RAW DATA —
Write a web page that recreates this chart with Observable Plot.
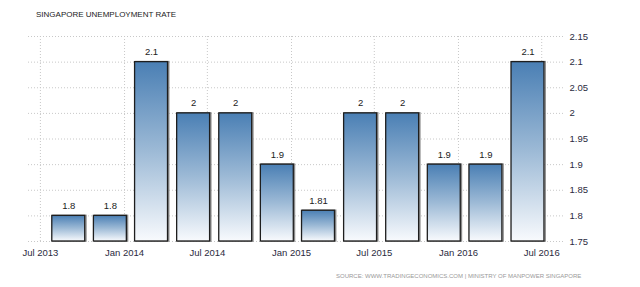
<!DOCTYPE html>
<html>
<head>
<meta charset="utf-8">
<script src="https://cdn.jsdelivr.net/npm/d3@7"></script>
<script src="https://cdn.jsdelivr.net/npm/@observablehq/plot@0.6"></script>
<style>
  html, body { margin: 0; padding: 0; background: #fff; }
  body { width: 640px; height: 287px; position: relative; overflow: hidden; font-family: "Liberation Sans", Arial, sans-serif; }
  #title { position: absolute; left: 36px; top: 11px; font-size: 8px; line-height: 8px; color: #222; white-space: nowrap; }
  #chart { position: absolute; left: 0; top: 28px; }
  #source { position: absolute; left: 336px; top: 273px; font-size: 6px; line-height: 6px; color: #999; white-space: nowrap; }
</style>
</head>
<body>
<div id="title">SINGAPORE UNEMPLOYMENT RATE</div>
<div id="chart"></div>
<div id="source">SOURCE: WWW.TRADINGECONOMICS.COM | MINISTRY OF MANPOWER SINGAPORE</div>
<script>
// ---- data ----
const dates = ["2013-09-01","2013-12-01","2014-03-01","2014-06-01","2014-09-01","2014-12-01",
               "2015-03-01","2015-06-01","2015-09-01","2015-12-01","2016-03-01","2016-06-01"];
const values = [1.8, 1.8, 2.1, 2, 2, 1.9, 1.81, 2, 2, 1.9, 1.9, 2.1];
const valueLabels = ["1.8","1.8","2.1","2","2","1.9","1.81","2","2","1.9","1.9","2.1"];
const xTicks = ["2013-07-01","2014-01-01","2014-07-01","2015-01-01","2015-07-01","2016-01-01","2016-07-01"];
const xTickLabels = ["Jul 2013","Jan 2014","Jul 2014","Jan 2015","Jul 2015","Jan 2016","Jul 2016"];
const yTicks = [1.75, 1.8, 1.85, 1.9, 1.95, 2, 2.05, 2.1, 2.15];
const yTickLabels = ["1.75","1.8","1.85","1.9","1.95","2","2.05","2.1","2.15"];

// ---- build table ----
const parse = d3.utcParse("%Y-%m-%d");
const halfBarDays = 36;
const yMin = yTicks[0], yMax = yTicks[yTicks.length - 1];
const table = dates.map((d, i) => {
  const t = parse(d);
  return {date: t, x1: d3.utcDay.offset(t, -halfBarDays), x2: d3.utcDay.offset(t, halfBarDays),
          value: values[i], label: valueLabels[i]};
});
const xTickDates = xTicks.map(parse);
const xLabelMap = new Map(xTickDates.map((d, i) => [+d, xTickLabels[i]]));
const yLabelMap = new Map(yTicks.map((v, i) => [v, yTickLabels[i]]));

const plot = Plot.plot({
  width: 640,
  height: 240,
  marginTop: 8,
  marginBottom: 27,
  marginLeft: 28,
  marginRight: 75,
  style: {fontFamily: "Liberation Sans, Arial, sans-serif", fontSize: "9.5px", color: "#333", background: "transparent"},
  x: {type: "utc", domain: [parse("2013-06-05"), parse("2016-08-22")], label: null},
  y: {domain: [yMin, yMax], label: null},
  marks: [
    Plot.ruleY(yTicks, {stroke: "#c8c8c8", strokeDasharray: "1,2", strokeWidth: 1}),
    Plot.ruleX(xTickDates, {stroke: "#c8c8c8", strokeDasharray: "1,2", strokeWidth: 1}),
    Plot.rectY(table, {x1: "x1", x2: "x2", y1: yMin, y2: "value", fill: "none", stroke: "#8a8a8a", strokeWidth: 1.5, dx: 1.2}),
    Plot.rectY(table, {x1: "x1", x2: "x2", y1: yMin, y2: "value", fill: "url(#barGrad)", stroke: "#1e1e1e", strokeWidth: 1.3}),
    Plot.text(table, {x: "date", y: "value", text: "label", dy: -10, fill: "#222", fontSize: 9.5}),
    Plot.axisY({anchor: "right", ticks: yTicks, tickSize: 0, tickPadding: 4, tickFormat: v => yLabelMap.get(v), fill: "#2b2b40", label: null}),
    Plot.axisX({ticks: xTickDates, tickSize: 0, tickPadding: 8, tickFormat: d => xLabelMap.get(+d), fill: "#2b2b40", label: null})
  ]
});

// gradient definition for the bars
const svg = d3.select(plot);
const defs = svg.insert("defs", ":first-child");
const grad = defs.append("linearGradient").attr("id", "barGrad")
  .attr("x1", 0).attr("y1", 0).attr("x2", 0).attr("y2", 1);
grad.append("stop").attr("offset", "0%").attr("stop-color", "#4a7fb4");
grad.append("stop").attr("offset", "50%").attr("stop-color", "#9dbad6");
grad.append("stop").attr("offset", "100%").attr("stop-color", "#f8fafd");

document.getElementById("chart").appendChild(plot);
</script>
</body>
</html>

WHAT TO PRODUCE — Write out the listing word for word, omitting the pictures it holds.

RESULT FOR THIS EXERCISE —
Write a web page that recreates this chart with Observable Plot.
<!DOCTYPE html>
<html>
<head>
<meta charset="utf-8">
<script src="https://cdn.jsdelivr.net/npm/d3@7"></script>
<script src="https://cdn.jsdelivr.net/npm/@observablehq/plot@0.6"></script>
<style>
  html, body { margin: 0; padding: 0; background: #fff; }
  body { width: 640px; height: 287px; position: relative; overflow: hidden; font-family: "Liberation Sans", Arial, sans-serif; }
  #title { position: absolute; left: 36px; top: 11px; font-size: 8px; line-height: 8px; color: #222; white-space: nowrap; }
  #chart { position: absolute; left: 0; top: 28px; }
  #source { position: absolute; left: 336px; top: 273px; font-size: 6px; line-height: 6px; color: #999; white-space: nowrap; }
</style>
</head>
<body>
<div id="title">SINGAPORE UNEMPLOYMENT RATE</div>
<div id="chart"></div>
<div id="source">SOURCE: WWW.TRADINGECONOMICS.COM | MINISTRY OF MANPOWER SINGAPORE</div>
<script>
// ---- data ----
const dates = ["2013-09-01","2013-12-01","2014-03-01","2014-06-01","2014-09-01","2014-12-01",
               "2015-03-01","2015-06-01","2015-09-01","2015-12-01","2016-03-01","2016-06-01"];
const values = [1.8, 1.8, 2.1, 2, 2, 1.9, 1.81, 2, 2, 1.9, 1.9, 2.1];
const valueLabels = ["1.8","1.8","2.1","2","2","1.9","1.81","2","2","1.9","1.9","2.1"];
const xTicks = ["2013-07-01","2014-01-01","2014-07-01","2015-01-01","2015-07-01","2016-01-01","2016-07-01"];
const xTickLabels = ["Jul 2013","Jan 2014","Jul 2014","Jan 2015","Jul 2015","Jan 2016","Jul 2016"];
const yTicks = [1.75, 1.8, 1.85, 1.9, 1.95, 2, 2.05, 2.1, 2.15];
const yTickLabels = ["1.75","1.8","1.85","1.9","1.95","2","2.05","2.1","2.15"];

// ---- build table ----
const parse = d3.utcParse("%Y-%m-%d");
const halfBarDays = 36;
const yMin = yTicks[0], yMax = yTicks[yTicks.length - 1];
const table = dates.map((d, i) => {
  const t = parse(d);
  return {date: t, x1: d3.utcDay.offset(t, -halfBarDays), x2: d3.utcDay.offset(t, halfBarDays),
          value: values[i], label: valueLabels[i]};
});
const xTickDates = xTicks.map(parse);
const xLabelMap = new Map(xTickDates.map((d, i) => [+d, xTickLabels[i]]));
const yLabelMap = new Map(yTicks.map((v, i) => [v, yTickLabels[i]]));

const plot = Plot.plot({
  width: 640,
  height: 240,
  marginTop: 8,
  marginBottom: 27,
  marginLeft: 28,
  marginRight: 75,
  style: {fontFamily: "Liberation Sans, Arial, sans-serif", fontSize: "9.5px", color: "#333", background: "transparent"},
  x: {type: "utc", domain: [parse("2013-06-05"), parse("2016-08-22")], label: null},
  y: {domain: [yMin, yMax], label: null},
  marks: [
    Plot.ruleY(yTicks, {stroke: "#c8c8c8", strokeDasharray: "1,2", strokeWidth: 1}),
    Plot.ruleX(xTickDates, {stroke: "#c8c8c8", strokeDasharray: "1,2", strokeWidth: 1}),
    Plot.rectY(table, {x1: "x1", x2: "x2", y1: yMin, y2: "value", fill: "none", stroke: "#8a8a8a", strokeWidth: 1.5, dx: 1.2}),
    Plot.rectY(table, {x1: "x1", x2: "x2", y1: yMin, y2: "value", fill: "url(#barGrad)", stroke: "#1e1e1e", strokeWidth: 1.3}),
    Plot.text(table, {x: "date", y: "value", text: "label", dy: -10, fill: "#222", fontSize: 9.5}),
    Plot.axisY({anchor: "right", ticks: yTicks, tickSize: 0, tickPadding: 4, tickFormat: v => yLabelMap.get(v), fill: "#2b2b40", label: null}),
    Plot.axisX({ticks: xTickDates, tickSize: 0, tickPadding: 8, tickFormat: d => xLabelMap.get(+d), fill: "#2b2b40", label: null})
  ]
});

// gradient definition for the bars
const svg = d3.select(plot);
const defs = svg.insert("defs", ":first-child");
const grad = defs.append("linearGradient").attr("id", "barGrad")
  .attr("x1", 0).attr("y1", 0).attr("x2", 0).attr("y2", 1);
grad.append("stop").attr("offset", "0%").attr("stop-color", "#4a7fb4");
grad.append("stop").attr("offset", "50%").attr("stop-color", "#9dbad6");
grad.append("stop").attr("offset", "100%").attr("stop-color", "#f8fafd");

document.getElementById("chart").appendChild(plot);
</script>
</body>
</html>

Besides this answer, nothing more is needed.